La conquista dello spettatore (anche «cruenta», ma davvero «magica») si compie all’inizio di quella che non a caso è La tempesta del titolo: lampi, fumi e vapori, sciabolate di luce e rimbombi ci rendono subito protagonisti, o almeno partecipi, di quella sorta di rito, psichico oltre che atmosferico, della favola «a lieto fine» raccontata da Shakespeare.
Alessandro Serra non risparmia gli effetti per introdurci alla magia che è il teatro, di cui non a caso è protagonista il mago Prospero, che seguiremo per un’ora e quarantacinque minuti mostrare il peggio e il meglio di sé. Ovvero di come lui sia stato scacciato dal suo ducato in Milano, ad opera di concorrenti e parenti, e una volta sbattuto sull’isola abbia poi esercitato le sue arti per ridurre in sua potenza quelli che l’abitavano prima di lui: Calibano abbandonato lì dalla strega madre Sicorace, e la folletta Ariel, capace di sottili magie ma pur sempre in cattività.

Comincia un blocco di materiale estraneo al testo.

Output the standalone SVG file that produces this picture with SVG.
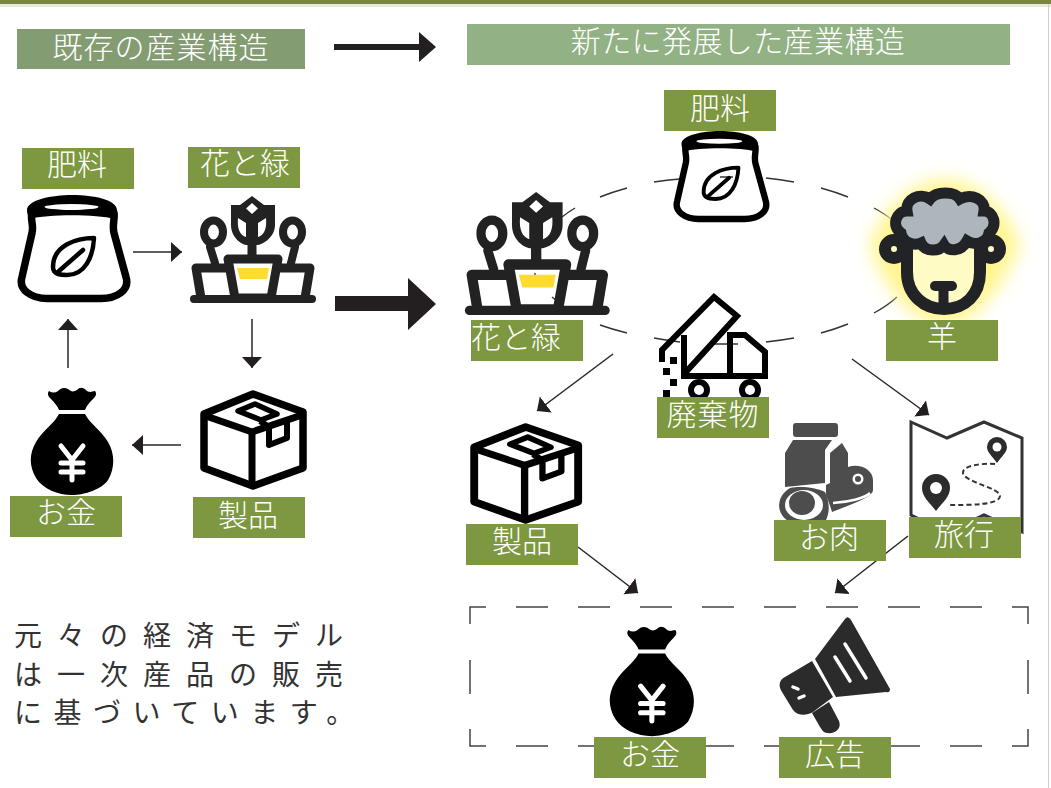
<svg xmlns="http://www.w3.org/2000/svg" width="1051" height="788" viewBox="0 0 1051 788">
<style>
text{font-family:"Noto Sans CJK JP","Noto Sans CJK SC",sans-serif;fill:#fff;font-size:30px;text-anchor:middle;font-weight:300}
.lb{fill:#7d9840}
.ln{fill:none;stroke:#2a2627;stroke-width:1.5}
text.body{fill:#333;font-size:28px;text-anchor:start;font-weight:400}
.dash{fill:none;stroke:#333;stroke-width:1.4}
</style>
<defs>
<marker id="ah" markerUnits="userSpaceOnUse" markerWidth="14" markerHeight="22" refX="11" refY="10" orient="auto"><path d="M0 0L11 10L0 20Z" fill="#231f20"/></marker>
<filter id="glow" x="-30%" y="-30%" width="160%" height="160%"><feGaussianBlur stdDeviation="9"/></filter>
<symbol id="sack" overflow="visible">
<path fill="#000" d="M10 15C10 5 35 0 55 0C77 0 100 5 100 15C100 20 98 22 97 24C80 19 30 19 13 24C12 22 10 20 10 15Z"/>
<ellipse cx="54.500" cy="12" rx="27" ry="3" fill="#fff"/>
<g fill="none" stroke="#000" stroke-width="7.500" stroke-linejoin="round" stroke-linecap="round">
<path d="M15 18C13 24 17 30 15 38L5 82C1 95 15 103.500 30 103.500H84C100 103.500 113 95 109 82L97 38C95 30 98 24 97 18"/>
<path stroke-width="4.500" d="M77 43C60 43 36 50 36 72C36 80 45 80 50 80C68 80 76 62 77 43ZM42 76L66 55"/></g></symbol>
<symbol id="plant" overflow="visible">
<path fill="#222" d="M61 0L73 9H84V29C84 41 72 49 65.500 49V60H56.500V49C50 49 40 41 40 29V9H49Z"/>
<path fill="#fff" d="M61 7L67 12.500L61 18L55 12.500ZM47 22L55 27V41C49 39 46 33 47 22ZM75 22L67 27V41C73 39 76 33 75 22Z"/>
<g fill="none" stroke="#222" stroke-width="9" stroke-linejoin="round" stroke-linecap="round">
<path d="M3 103H121" stroke-width="8"/>
<ellipse cx="22.500" cy="36" rx="9.500" ry="11.500" stroke-width="8"/><ellipse cx="101.500" cy="36" rx="9.500" ry="11.500" stroke-width="8"/>
<path d="M19 51L24 67M104 51L100 67" stroke-width="8"/>
<path d="M37 63H87L80 102H44ZM34 72H5L10 102M90 72H119L114 102"/></g>
<path d="M46 72H78L76 83H49Z" fill="#fedb2c"/></symbol>
<symbol id="box" overflow="visible"><g fill="none" stroke="#000" stroke-width="7.500" stroke-linejoin="round">
<path d="M53 3L103 21V77L53 95L4 77V23Z"/><path d="M3 24L52 41L102 24M52 41V93" stroke-width="7"/>
<path d="M38 20L55 13L77 23L61 29Z" stroke-width="5.500"/>
<path d="M60 30L69 36V54L87 47V29" stroke-width="6"/></g></symbol>
<symbol id="money" overflow="visible">
<path fill="#000" d="M19 3C17 6 18 8 21 11C25 15 28 19 29 22H55C57 17 60 14 63 11C66 8 67 6 65 3C62 3 61 5 57 3C53 -1 50 -1 47 2C44 4 41 4 38 1C34 -1 31 0 28 3C25 5 22 5 19 3ZM29 26H55C60 36 71 42 78 54C85 66 85 80 78 92C72 101 55 107 42 107C28 107 13 101 6 90C-1 78 -1 66 6 54C13 42 24 36 29 26Z"/>
<path fill="none" stroke="#fff" stroke-width="5" stroke-linecap="round" stroke-linejoin="round" d="M31 58L42 72L53 58M42 72V92M31 75H53M31 84H53"/></symbol>
</defs>

<rect x="0" y="0" width="1051" height="4" fill="#7a8443"/>
<rect x="0" y="4" width="1051" height="3" fill="#e8eadb"/>
<rect x="1048" y="4" width="1" height="784" fill="#cfcfcf"/>

<g id="connectors">
<path d="M334 47H420" fill="none" stroke="#231f20" stroke-width="6"/><path d="M419 32L436 47L419 62Z" fill="#231f20"/>
<path d="M335 296H408V278L436 304L408 330V311H335Z" fill="#231f20"/>
<path class="ln" marker-end="url(#ah)" d="M133 252H182"/>
<path class="ln" marker-end="url(#ah)" d="M252 319V368"/>
<path class="ln" marker-end="url(#ah)" d="M181 445H132"/>
<path class="ln" marker-end="url(#ah)" d="M68 368V319"/>
<path class="ln" marker-end="url(#ah)" d="M613 354L537 411"/>
<path class="ln" marker-end="url(#ah)" d="M852 359L929 415"/>
<path class="ln" marker-end="url(#ah)" d="M578 547L638 593"/>
<path class="ln" marker-end="url(#ah)" d="M908 536L835 593"/>
<path class="dash" d="M562 217A195 83 0 0 1 575 208M600 197A195 83 0 0 1 627 188M654 182A195 83 0 0 1 680 179M720 177H733M766 178A195 83 0 0 1 794 182M821 188A195 83 0 0 1 848 197M874 208A195 83 0 0 1 896 223M915 250Q916 262 913 273M897 297A195 83 0 0 1 874 313M848 324A195 83 0 0 1 821 333M794 338A195 83 0 0 1 766 342M710 344H738M680 342A195 83 0 0 1 654 338M627 333A195 83 0 0 1 600 325M557 301L552 297M535 273V276"/>
<path fill="none" stroke="#444" stroke-width="1.5" d="M470 624V607H486M516 607H548M578 607H610M640 607H672M702 607H734M764 607H796M826 607H858M888 607H920M950 607H982M1012 607H1028V624M470 660V694M1028 660V694M470 729V746H486M516 746H548M578 746H610M640 746H672M702 746H734M764 746H796M826 746H858M888 746H920M950 746H982M1012 746H1028V729"/>
</g>

<g id="title-old"><rect x="17" y="29" width="288" height="40" fill="#849c72"/><text x="161" y="58" letter-spacing="1">既存の産業構造</text></g>
<g id="title-new"><rect x="467" y="24" width="543" height="41" fill="#92b184"/><text x="738" y="52" letter-spacing=".4">新たに発展した産業構造</text></g>

<g id="left-fertilizer"><use href="#sack" transform="translate(17,195)"/><rect class="lb" x="22" y="148" width="112" height="41"/><text x="77" y="175">肥料</text></g>
<g id="left-flowers"><use href="#plant" transform="translate(191,196)"/><rect class="lb" x="188" y="147" width="112" height="41"/><text x="245" y="174">花と緑</text></g>
<g id="left-product"><use href="#box" transform="translate(200,391)"/><rect class="lb" x="193" y="497" width="112" height="41"/><text x="248" y="526">製品</text></g>
<g id="left-money"><use href="#money" transform="translate(30,388)"/><rect class="lb" x="10" y="496" width="112" height="41"/><text x="66" y="523">お金</text></g>

<g id="note">
<text class="body" x="14" y="646" letter-spacing="15">元々の経済モデル</text>
<text class="body" x="14" y="685" letter-spacing="15">は一次産品の販売</text>
<text class="body" x="14" y="723" letter-spacing="11.500">に基づいています。</text>
</g>

<g id="right-fertilizer"><use href="#sack" transform="translate(673,131) scale(.85)"/><rect class="lb" x="664" y="90" width="112" height="41"/><text x="720" y="119">肥料</text></g>
<g id="right-flowers"><use href="#plant" transform="translate(466,192) scale(1.15)"/><rect class="lb" x="471" y="320" width="112" height="41"/><text x="516" y="348">花と緑</text></g>

<g id="right-sheep">
<path d="M945 180C975 180 1005 205 1020 245C1000 290 975 325 945 325C915 325 885 290 870 245C885 205 915 180 945 180Z" fill="#fff58a" filter="url(#glow)"/>
<g fill="none" stroke="#222327" stroke-width="12" stroke-linecap="round">
<circle cx="894" cy="249" r="9" fill="#fffbc4"/><circle cx="991" cy="249" r="9" fill="#fffbc4"/>
<path d="M907 245V272C907 295 924 309 944 309C965 309 980 295 980 272V245" fill="#fffbc4"/>
<path stroke-width="11" d="M901 233C891 226 896 211 907 211C905 199 920 192 930 199C936 191 955 191 960 199C971 193 986 199 984 211C994 211 998 226 989 233C987 243 975 246 967 241C961 252 948 252 944 245C939 252 925 252 921 243C914 246 903 243 901 233Z" fill="#adb5bd"/>
<path d="M935 286H952" stroke-width="10"/><path d="M943.500 286V306" stroke-width="10" stroke-linecap="butt"/></g>
<rect class="lb" x="886" y="320" width="112" height="41"/><text x="942" y="347">羊</text></g>

<g id="right-waste">
<g fill="none" stroke="#000" stroke-width="6" stroke-linejoin="miter"><path d="M662 362V350L714 297L737 316L685 373"/><path d="M684 335V376H765V352L745 335H730V376"/>
<circle cx="699" cy="390" r="8"/><circle cx="750" cy="390" r="8"/></g>
<path d="M670 357h7v7h-7zM663 368h7v7h-7zM670 379h7v7h-7zM663 390h7v7h-7z" fill="#000"/>
<rect class="lb" x="657" y="397" width="112" height="41"/><text x="713" y="425" letter-spacing="1">廃棄物</text></g>

<g id="right-product"><use href="#box" transform="translate(470,424) scale(1.05,1.01)"/><rect class="lb" x="466" y="524" width="112" height="41"/><text x="522" y="552">製品</text></g>

<g id="right-meat">
<rect x="793" y="423" width="45" height="14" rx="3" fill="#4d4d4d"/>
<path fill="#4d4d4d" d="M785 453L793 440H832L825 450V483L785 487Z"/>
<path fill="#4d4d4d" d="M830 453L842 443L848 453V467C860 463 873 470 873 480V490C873 497 850 505 832 512C830 505 828 500 826 495V485L830 483Z"/>
<path fill="none" stroke="#fff" stroke-width="2.500" d="M833 503C850 502 865 498 870 493"/>
<circle cx="858" cy="479" r="5.500" fill="#fff"/><circle cx="858" cy="479" r="3" fill="#4d4d4d"/>
<path d="M790 488C800 486 815 487 825 492C830 503 830 513 825 522H790C776 515 775 497 790 488Z" fill="#4d4d4d"/>
<ellipse cx="804" cy="505" rx="19" ry="15" fill="#fff"/><ellipse cx="802" cy="503" rx="13" ry="12" fill="#4d4d4d"/>
<rect class="lb" x="774" y="520" width="112" height="41"/><text x="829" y="548">お肉</text></g>

<g id="right-travel">
<path d="M911 422L947 438L984 422L1022 438V532L984 515L947 532L911 515Z" fill="none" stroke="#333" stroke-width="3"/>
<path d="M997 463C992 456 987 452 987 447A10 10 0 0 1 1007 447C1007 452 1002 456 997 463ZM936 511C930 503 922 497 922 488A14 14 0 0 1 950 488C950 497 942 503 936 511Z" fill="#2c2c2c"/>
<circle cx="997" cy="447" r="4.500" fill="#fff"/><circle cx="936" cy="488" r="6" fill="#fff"/>
<path d="M995 464C980 463 962 466 963 473C964 482 1000 488 1000 496C1000 505 970 505 948 505" fill="none" stroke="#333" stroke-width="2" stroke-dasharray="5 3"/>
<rect class="lb" x="909" y="517" width="112" height="41"/><text x="964" y="545">旅行</text></g>

<g id="right-money"><use href="#money" transform="translate(609,627) scale(1.02)"/><rect class="lb" x="594" y="737" width="112" height="41"/><text x="650" y="765">お金</text></g>

<g id="right-ad">
<path fill="#2b2b2b" d="M845 619Q848 615 851 620L890 689Q890 693 886 692L836 697L815 659ZM812 661L833 697L813 712C806 716 798 716 793 710L782 692C778 686 779 680 785 677ZM829 702L839 721C842 729 835 734 827 733C824 733 822 730 820 727L812 713Z"/>
<path fill="none" stroke="#fff" stroke-width="3.500" stroke-linecap="round" d="M845 644L866 678M835 657L850 681M793 687L798 689M799 698L804 696"/>
<rect class="lb" x="779" y="737" width="112" height="41"/><text x="835" y="765">広告</text></g>
</svg>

E che la tempesta in cui veniamo precipitati anche noi spettatori ad apertura di sipario, prelude alla vendetta del duca detronizzato, e alle pieghe del complesso racconto morale cui andiamo ad assistere.

CON IL SUO NUOVO spettacolo, La tempesta appunto (produzione dello stabile torinese, alle Fonderie Limone di Moncalieri fino al 3 aprile, e prossimamente a Reggio Emilia e all’Argentina di Roma), Serra costruisce una magica meraviglia, perfetta nell’estetica e nel sentimento, nella dinamica e nelle partiture che tra i personaggi si distribuiscono. E di cui gli spettatori sono obbligati partecipanti, davanti a quella magica, enorme pedana di legno grezzo che del palcoscenico teatrale è non solo simbolica base, ma vera anima generativa. Assieme ovviamente a quel gruppo di personaggi innalzati e sommersi dalle alterne vicende di premio e punizione, fino alla grande morale che da mezzo millennio Shakespeare ci porge, oggi efficace quanto necessaria: la giustizia tra i differenti valori (e caratteri, con i loro desideri, sensi e necessità) solo il perdono può però portare a compimento e stabilità. Il perdono che non è qui un bel gesto di fede o di bontà, ma una sofferta conquista personale e razionale, che mostra il proprio solido carattere politico, perché è solo la consapevolezza e l’accettazione dei rapporti tra le creature che vi ci possono condurre.
Insieme al Macbettu «barbaricino» è questo sicuramente il lavoro più grande e importante di Serra, ormai tra i nomi obbligati del teatro italiano. Si apprezza in ogni momento il suo minuzioso lavoro di costruzione, di spettacolo e di senso. Qualche piccola riserva semmai può fare capolino sulla «intellettualità» (ovvero la possibile complessità per qualche spettatore rispetto alla immediata comprensione) di un’opera così mirabilmente costruita, nella solo apparente «semplicità» di un meccanismo narrativo assai articolato, ovviamente controllato da una equipe necessariamente folta (che si mostra infatti numerosa agli applausi finali).

BRAVI SONO tutti gli attori, quelli cresciuti nella compagnia Teatropersona del regista, così come gli interpreti di Gonzalo e dello stesso protagonista Prospero (i più noti e già conosciuti Bruno Stori e Marco Sgrosso). E va citata l’emozione particolare che dà Chiara Michelini, quale Ariel capace di operare miracoli ma sempre in magica quanto letterale sintonia con le sue «vittime»: un Ariel diverso da tutti gli altri (e le altre) che l’hanno preceduta, e che ha come personale magia la consapevolezza e la padronanza di tutti gli artifici scenici e narrativi. Ma tutti sarebbero da citare, a cominciare dal Calibano di Jared McNeill. È lo stesso regista Alessandro Serra invece a firmare, oltre a traduzione e adattamento, anche scene, costumi, luci e suoni, personificazione assoluta di un teatro totale, mirato peraltro su ogni singolo spettatore.